● Exercise
Retype all of the data. Every line must match exactly.

● Data section

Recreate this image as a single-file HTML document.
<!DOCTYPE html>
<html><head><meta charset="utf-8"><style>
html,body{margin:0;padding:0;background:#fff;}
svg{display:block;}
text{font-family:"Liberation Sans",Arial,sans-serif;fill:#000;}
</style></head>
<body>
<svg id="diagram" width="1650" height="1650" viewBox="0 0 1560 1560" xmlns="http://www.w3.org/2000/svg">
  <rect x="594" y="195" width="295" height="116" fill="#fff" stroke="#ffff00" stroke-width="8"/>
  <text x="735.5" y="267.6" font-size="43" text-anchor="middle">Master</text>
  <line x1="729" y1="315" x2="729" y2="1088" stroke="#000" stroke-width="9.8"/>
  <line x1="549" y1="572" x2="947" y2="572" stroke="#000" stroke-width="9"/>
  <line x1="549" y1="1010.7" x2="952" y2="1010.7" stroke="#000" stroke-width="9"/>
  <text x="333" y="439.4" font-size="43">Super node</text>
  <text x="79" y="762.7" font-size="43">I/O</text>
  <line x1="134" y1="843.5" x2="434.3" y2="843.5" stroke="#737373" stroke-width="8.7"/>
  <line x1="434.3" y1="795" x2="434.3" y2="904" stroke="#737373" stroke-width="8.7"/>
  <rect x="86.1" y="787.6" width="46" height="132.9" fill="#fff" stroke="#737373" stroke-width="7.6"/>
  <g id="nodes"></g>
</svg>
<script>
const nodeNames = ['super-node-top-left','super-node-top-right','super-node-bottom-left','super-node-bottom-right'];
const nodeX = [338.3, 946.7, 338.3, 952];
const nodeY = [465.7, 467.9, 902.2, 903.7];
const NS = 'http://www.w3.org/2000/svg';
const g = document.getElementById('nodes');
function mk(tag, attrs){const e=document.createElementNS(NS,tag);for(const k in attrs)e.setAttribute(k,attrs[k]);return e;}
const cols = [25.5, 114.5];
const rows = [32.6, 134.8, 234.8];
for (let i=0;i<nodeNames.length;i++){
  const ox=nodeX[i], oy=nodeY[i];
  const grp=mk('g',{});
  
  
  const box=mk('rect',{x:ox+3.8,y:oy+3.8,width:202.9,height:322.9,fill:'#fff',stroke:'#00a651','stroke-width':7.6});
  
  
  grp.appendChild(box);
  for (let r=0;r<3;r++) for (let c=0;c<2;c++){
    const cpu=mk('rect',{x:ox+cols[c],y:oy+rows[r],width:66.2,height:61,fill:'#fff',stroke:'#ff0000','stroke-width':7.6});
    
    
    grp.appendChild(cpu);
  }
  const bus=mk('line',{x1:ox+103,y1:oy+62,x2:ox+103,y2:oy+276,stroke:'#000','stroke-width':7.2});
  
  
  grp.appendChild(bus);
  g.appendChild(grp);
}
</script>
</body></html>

● Solved problem
Recreate this image as a single-file HTML document.
<!DOCTYPE html>
<html><head><meta charset="utf-8"><style>
html,body{margin:0;padding:0;background:#fff;}
svg{display:block;}
text{font-family:"Liberation Sans",Arial,sans-serif;fill:#000;}
</style></head>
<body>
<svg id="diagram" width="1650" height="1650" viewBox="0 0 1560 1560" xmlns="http://www.w3.org/2000/svg">
  <rect x="594" y="195" width="295" height="116" fill="#fff" stroke="#ffff00" stroke-width="8"/>
  <text x="735.5" y="267.6" font-size="43" text-anchor="middle">Master</text>
  <line x1="729" y1="315" x2="729" y2="1088" stroke="#000" stroke-width="9.8"/>
  <line x1="549" y1="572" x2="947" y2="572" stroke="#000" stroke-width="9"/>
  <line x1="549" y1="1010.7" x2="952" y2="1010.7" stroke="#000" stroke-width="9"/>
  <text x="333" y="439.4" font-size="43">Super node</text>
  <text x="79" y="762.7" font-size="43">I/O</text>
  <line x1="134" y1="843.5" x2="434.3" y2="843.5" stroke="#737373" stroke-width="8.7"/>
  <line x1="434.3" y1="795" x2="434.3" y2="904" stroke="#737373" stroke-width="8.7"/>
  <rect x="86.1" y="787.6" width="46" height="132.9" fill="#fff" stroke="#737373" stroke-width="7.6"/>
  <g id="nodes"></g>
</svg>
<script>
const nodeNames = ['super-node-top-left','super-node-top-right','super-node-bottom-left','super-node-bottom-right'];
const nodeX = [338.3, 946.7, 338.3, 952];
const nodeY = [465.7, 467.9, 902.2, 903.7];
const NS = 'http://www.w3.org/2000/svg';
const g = document.getElementById('nodes');
function mk(tag, attrs){const e=document.createElementNS(NS,tag);for(const k in attrs)e.setAttribute(k,attrs[k]);return e;}
const cols = [25.5, 114.5];
const rows = [32.6, 134.8, 234.8];
for (let i=0;i<nodeNames.length;i++){
  const ox=nodeX[i], oy=nodeY[i];
  const grp=mk('g',{});
  
  
  const box=mk('rect',{x:ox+3.8,y:oy+3.8,width:202.9,height:322.9,fill:'#fff',stroke:'#00a651','stroke-width':7.6});
  
  
  grp.appendChild(box);
  for (let r=0;r<3;r++) for (let c=0;c<2;c++){
    const cpu=mk('rect',{x:ox+cols[c],y:oy+rows[r],width:66.2,height:61,fill:'#fff',stroke:'#ff0000','stroke-width':7.6});
    
    
    grp.appendChild(cpu);
  }
  const bus=mk('line',{x1:ox+103,y1:oy+62,x2:ox+103,y2:oy+276,stroke:'#000','stroke-width':7.2});
  
  
  grp.appendChild(bus);
  g.appendChild(grp);
}
</script>
</body></html>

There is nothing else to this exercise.